Hot Rockin' Roddy came next. Scharpling had purportedly replaced Roddy at WFMU, and--on that first night of cranking, when most listeners still wanted to know if this stuff was real--he was grouchy. His ire was justifiable, of course, as he had been relegated to a Quiet Storm, soporific smooth jazz gig.
"Roddy called last night actually, and he was spinning records on a crabbing ship in Alaska, keeping the sailors awake," Wurster says. "He was actually implicated in a few wrongful death charges out there."
They don't take call-ins during skits anymore, as most WFMU listeners recognize Wurster's recurring role. But they still find plenty of ways to keep things interesting, developing ideas from the idiotic things and people they see everyday. Part of the charm comes in the duo's repartee. These are as much conversations as they are skits--hilarious, tangential excursions of deep-cut references, contradiction-exploiting wit and 80 years of combined cultural immersion between two friends caught in amusing situations. It's evident that they laugh about it as much as anyone.
During "Kid E-bay," the 31-minute closer of Hippy Justice, Wurster and Scharpling's third comedy album, Danny, a scheming online entrepreneur who uses illegal software to inflate others' bids on his wares and to freeze his bids on others'--falls down the stairs, breaking both his legs and arms. He spends the next half-hour talking to Scharpling about The Replacements, The Stones and Britney Spears.
"We were worried that some of that stuff was too heavy, that people that didn't get the references or didn't know this band or these album cuts or obscure covers," explains Wurster."But one of the biggest compliments we have gotten is that people that don't get it still find it funny."

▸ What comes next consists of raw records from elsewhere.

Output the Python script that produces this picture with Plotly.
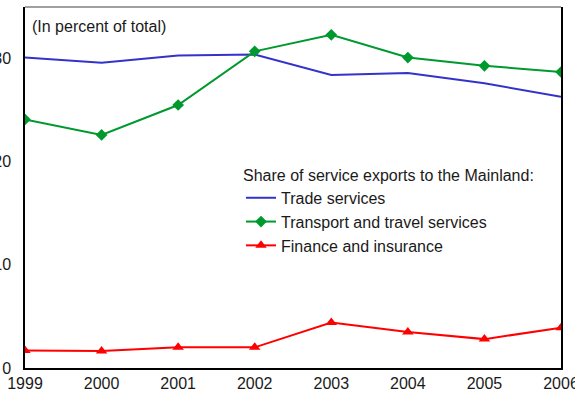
import plotly.graph_objects as go

years = [1999, 2000, 2001, 2002, 2003, 2004, 2005, 2006]
trade = [30.1, 29.6, 30.3, 30.4, 28.4, 28.6, 27.6, 26.3]
transport = [24.1, 22.6, 25.5, 30.7, 32.3, 30.1, 29.3, 28.7]
finance = [1.7, 1.65, 2.0, 2.0, 4.4, 3.5, 2.8, 3.9]

font = dict(family="Liberation Sans, Arial, sans-serif", size=16, color="#1a1a1a")


def main() -> None:
    fig = go.Figure()
    fig.add_scatter(x=years, y=trade, name="Trade services", mode="lines",
                    line=dict(color="#3333cc", width=2))
    fig.add_scatter(x=years, y=transport, name="Transport and travel services", mode="lines+markers",
                    line=dict(color="#00992e", width=2), marker=dict(symbol="diamond", size=9))
    fig.add_scatter(x=years, y=finance, name="Finance and insurance", mode="lines+markers",
                    line=dict(color="#ff0000", width=2), marker=dict(symbol="triangle-up", size=10))

    fig.update_layout(
        width=575, height=400,
        margin=dict(l=25, r=14, t=7, b=32),
        paper_bgcolor="white", plot_bgcolor="white",
        font=font,
        showlegend=True,
        legend=dict(
            x=0.403, y=0.576, xanchor="left", yanchor="top",
            bgcolor="rgba(0,0,0,0)",
            title=dict(text="Share of service exports to the Mainland:", font=font),
            itemwidth=30, tracegroupgap=0,
        ),
        annotations=[dict(text="(In percent of total)", xref="paper", yref="paper",
                          x=0.009, y=0.974, xanchor="left", yanchor="top", showarrow=False, font=font)],
        shapes=[dict(type="line", xref="paper", yref="paper", x0=0, x1=1, y0=1, y1=1,
                     line=dict(color="#808080", width=1.5))],
    )
    fig.update_xaxes(range=[1999, 2006], tickvals=years, showgrid=False, zeroline=False,
                     showline=True, linecolor="black", linewidth=1.5, ticks="", tickfont=font,
                     automargin=False, ticklabeloverflow="allow")
    fig.update_yaxes(range=[0, 35], tickvals=[0, 10, 20, 30], showgrid=False, zeroline=False,
                     showline=True, linecolor="black", linewidth=1.5, mirror=True, ticks="",
                     ticklabelstandoff=9, tickfont=font, automargin=False, ticklabeloverflow="allow")
    # page body has an 8px default margin; drop it so the figure sits at the window corner
    fig.write_html("out.html", config={"displayModeBar": False},
                   post_script="document.body.style.margin='0';")


if __name__ == '__main__':
    main()
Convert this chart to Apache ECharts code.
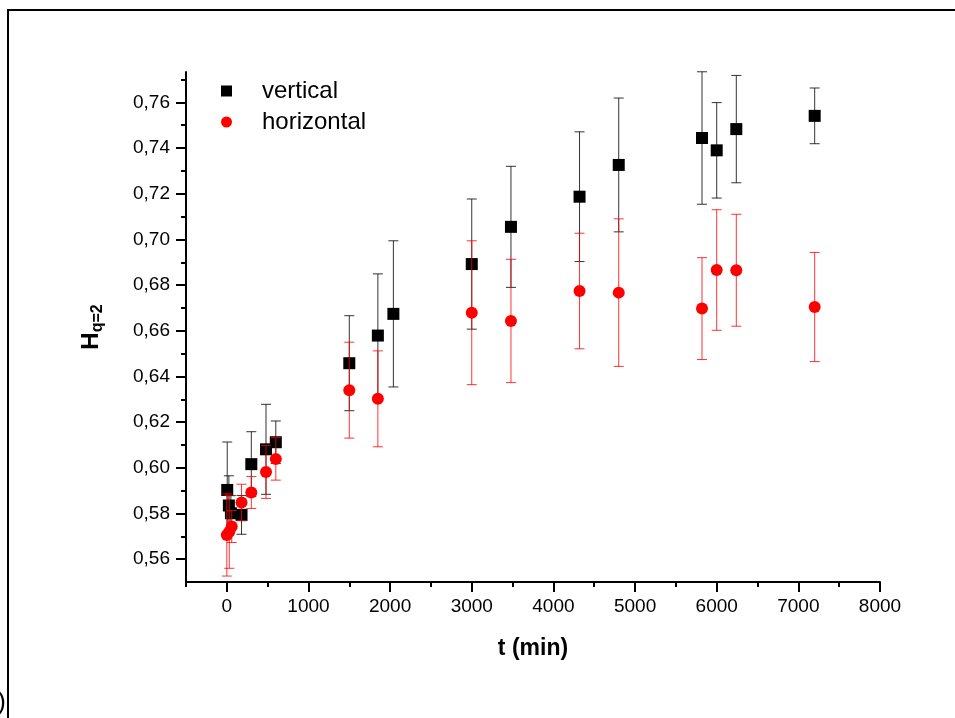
<!DOCTYPE html>
<html>
<head>
<meta charset="utf-8">
<script src="https://cdn.jsdelivr.net/npm/echarts@6/dist/echarts.min.js"></script>
<style>
  html, body { margin: 0; padding: 0; background: #fff; }
  #chart { width: 955px; height: 718px; }
</style>
</head>
<body>
<div id="chart"></div>
<script>
// Sampling times (min), generalized Hurst exponent H(q=2) and its error
const tVertical = [5, 25, 50, 180, 300, 480, 600, 1500, 1850, 2040, 3000, 3480, 4320, 4800, 5820, 6000, 6240, 7200];
const hVertical = [0.5903, 0.5835, 0.5801, 0.5794, 0.6016, 0.6081, 0.6112, 0.6458, 0.6579, 0.6674, 0.6892, 0.7055, 0.7187, 0.7326, 0.7444, 0.7390, 0.7483, 0.7541];
const errVertical = [0.021, 0.013, 0.0077, 0.0085, 0.0142, 0.0197, 0.0093, 0.0208, 0.027, 0.032, 0.0285, 0.0265, 0.0284, 0.0293, 0.029, 0.0209, 0.0235, 0.0122];

const tHorizontal = [0, 30, 60, 180, 300, 480, 600, 1500, 1850, 3000, 3480, 4320, 4800, 5820, 6000, 6240, 7200];
const hHorizontal = [0.5706, 0.5720, 0.5743, 0.5848, 0.5892, 0.5982, 0.6039, 0.6340, 0.6302, 0.6679, 0.6643, 0.6774, 0.6767, 0.6697, 0.6866, 0.6865, 0.6704];
const errHorizontal = [0.018, 0.016, 0.007, 0.008, 0.007, 0.0116, 0.0093, 0.021, 0.021, 0.0315, 0.027, 0.0253, 0.0323, 0.0223, 0.0264, 0.0245, 0.0239];

// Axis ticks
const xMajorTicks = [0, 1000, 2000, 3000, 4000, 5000, 6000, 7000, 8000];
const xMinorTicks = [-500, 500, 1500, 2500, 3500, 4500, 5500, 6500, 7500];
const yMajorTicks = [0.56, 0.58, 0.60, 0.62, 0.64, 0.66, 0.68, 0.70, 0.72, 0.74, 0.76];
const yMinorTicks = [0.57, 0.59, 0.61, 0.63, 0.65, 0.67, 0.69, 0.71, 0.73, 0.75, 0.77];

const FONT = '"Liberation Sans", Arial, Helvetica, sans-serif';
const X_MIN = -500, X_MAX = 8000, Y_MIN = 0.55, Y_MAX = 0.7733;

const pairs = (xs, ys) => xs.map((x, i) => [x, ys[i]]);
const ranges = (xs, ys, es) => xs.map((x, i) => [x, ys[i] - es[i], ys[i] + es[i]]);

// Vertical error bar with end caps, placed through the cartesian scales
function errorBar(color) {
  return function (params, api) {
    const x = api.value(0);
    const lo = api.coord([x, api.value(1)]);
    const hi = api.coord([x, api.value(2)]);
    const half = 5;
    const style = { stroke: color, lineWidth: 1, fill: null };
    return {
      type: 'group',
      children: [
        { type: 'line', shape: { x1: lo[0], y1: lo[1], x2: hi[0], y2: hi[1] }, style: style },
        { type: 'line', shape: { x1: lo[0] - half, y1: lo[1], x2: lo[0] + half, y2: lo[1] }, style: style },
        { type: 'line', shape: { x1: hi[0] - half, y1: hi[1], x2: hi[0] + half, y2: hi[1] }, style: style }
      ]
    };
  };
}

const axisLine = { show: true, onZero: false, lineStyle: { color: '#000', width: 2 } };
const tickStyle = { color: '#000', width: 2 };

const chart = echarts.init(document.getElementById('chart'), null, { renderer: 'canvas' });
chart.setOption({
  animation: false,
  backgroundColor: '#fff',
  textStyle: { fontFamily: FONT },
  grid: { left: 186, right: 75, top: 72, bottom: 136, containLabel: false },
  graphic: [
    {
      type: 'rect', z: -10, silent: true,
      shape: { x: 8, y: 10, width: 1000, height: 800 },
      style: { fill: null, stroke: '#000', lineWidth: 2 }
    },
    {
      type: 'text', silent: true,
      style: { text: ')', x: 6, y: 716, align: 'right', verticalAlign: 'bottom', fontSize: 26, fontFamily: FONT, fill: '#000' }
    }
  ],
  legend: {
    data: [{ name: 'vertical', icon: 'rect' }, { name: 'horizontal', icon: 'circle' }],
    orient: 'vertical',
    left: 221,
    top: 79,
    padding: 0,
    itemWidth: 11,
    itemHeight: 11,
    itemGap: 7,
    textStyle: { fontSize: 24, color: '#000', fontFamily: FONT, padding: [0, 0, 0, 25] }
  },
  xAxis: [
    {
      type: 'value', min: X_MIN, max: X_MAX, position: 'bottom',
      axisLine: axisLine,
      axisTick: { show: true, customValues: xMajorTicks, length: 10, lineStyle: tickStyle },
      axisLabel: {
        customValues: xMajorTicks, margin: 15, fontSize: 19, color: '#000', fontFamily: FONT,
        formatter: v => String(v)
      },
      splitLine: { show: false },
      name: 't (min)', nameLocation: 'middle', nameGap: 55,
      nameTextStyle: { fontSize: 23, fontWeight: 'bold', color: '#000', fontFamily: FONT }
    },
    {
      type: 'value', min: X_MIN, max: X_MAX, position: 'bottom',
      axisLine: { show: false, onZero: false },
      axisTick: { show: true, customValues: xMinorTicks, length: 5, lineStyle: tickStyle },
      axisLabel: { show: false },
      splitLine: { show: false }
    }
  ],
  yAxis: [
    {
      type: 'value', min: Y_MIN, max: Y_MAX, position: 'left',
      axisLine: axisLine,
      axisTick: { show: true, customValues: yMajorTicks, length: 10, lineStyle: tickStyle },
      axisLabel: {
        customValues: yMajorTicks, margin: 16, fontSize: 19, color: '#000', fontFamily: FONT,
        formatter: v => v.toFixed(2).replace('.', ',')
      },
      splitLine: { show: false },
      name: '{h|H}{s|q=2}', nameLocation: 'middle', nameRotate: 90, nameGap: 80,
      nameTextStyle: {
        color: '#000', fontFamily: FONT,
        rich: {
          h: { fontSize: 24, fontWeight: 'bold', fontFamily: FONT, color: '#000', lineHeight: 30, verticalAlign: 'middle' },
          s: { fontSize: 16, fontWeight: 'bold', fontFamily: FONT, color: '#000', lineHeight: 30, verticalAlign: 'bottom' }
        }
      }
    },
    {
      type: 'value', min: Y_MIN, max: Y_MAX, position: 'left',
      axisLine: { show: false, onZero: false },
      axisTick: { show: true, customValues: yMinorTicks, length: 5, lineStyle: tickStyle },
      axisLabel: { show: false },
      splitLine: { show: false }
    }
  ],
  series: [
    {
      name: 'vertical-err', type: 'custom', renderItem: errorBar('rgba(0,0,0,0.8)'),
      data: ranges(tVertical, hVertical, errVertical),
      encode: { x: 0, y: [1, 2] }, z: 1, silent: true
    },
    {
      name: 'vertical', type: 'scatter', symbol: 'rect', symbolSize: 12,
      itemStyle: { color: '#000', opacity: 1 },
      data: pairs(tVertical, hVertical), z: 2
    },
    {
      name: 'horizontal-err', type: 'custom', renderItem: errorBar('rgba(255,0,0,0.8)'),
      data: ranges(tHorizontal, hHorizontal, errHorizontal),
      encode: { x: 0, y: [1, 2] }, z: 3, silent: true
    },
    {
      name: 'horizontal', type: 'scatter', symbol: 'circle', symbolSize: 12,
      itemStyle: { color: '#ff0000', opacity: 1 },
      data: pairs(tHorizontal, hHorizontal), z: 4
    }
  ]
});
</script>
</body>
</html>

On Hippy Justice, Wurster's characters start out innocent enough: There's the car salesman whose partner is Gene Simmons; the two-inch-tall, 32-year-old with the high voice; and Hippy Jonny, who runs a peace-and-love commune in New Jersey. But, in an instant, they all take diabolical turns: The car salesman steals Scharpling's phone number and charges his credit card with a 4-Runner, the miniature man is a maniacal racist, and Hippy Jonny produces "farm-fresh battery acid" and voted for W. They all end up threatening Scharpling's life, and he almost always ends the conversations with repeated "Oh, I hate you!" assertions.
"I've never thought about it, but with those characters, there's no self-awareness that it's even happening," he opines. "But I see that potential in people at places like this, having arguments in front of everybody with no self-editing or care at all, being total jerks."
Around 9 o' clock, Wurster seems to be weary of places like this and of big-time-headliner Avril: "One more song, and I'm good."
On the way out, he notices a gothic candelabra descending toward the stage. The rock stops and an interlude of minor-chord cellos settles under low-lights. A piano sits at center stage. When the lights come up, there is Avril, seated, singing a ballad, all traces of what seemed to be goth gone, save that sore-thumb candelabra above her head. Wurster stops short, leans against the wall and smiles. In a minute, he pushes off the wall and heads out, laughing and grinning.
Strike three: Rot.
Scharpling & Wurster's new album, Hippy Justice, is out now on Stereolaffs.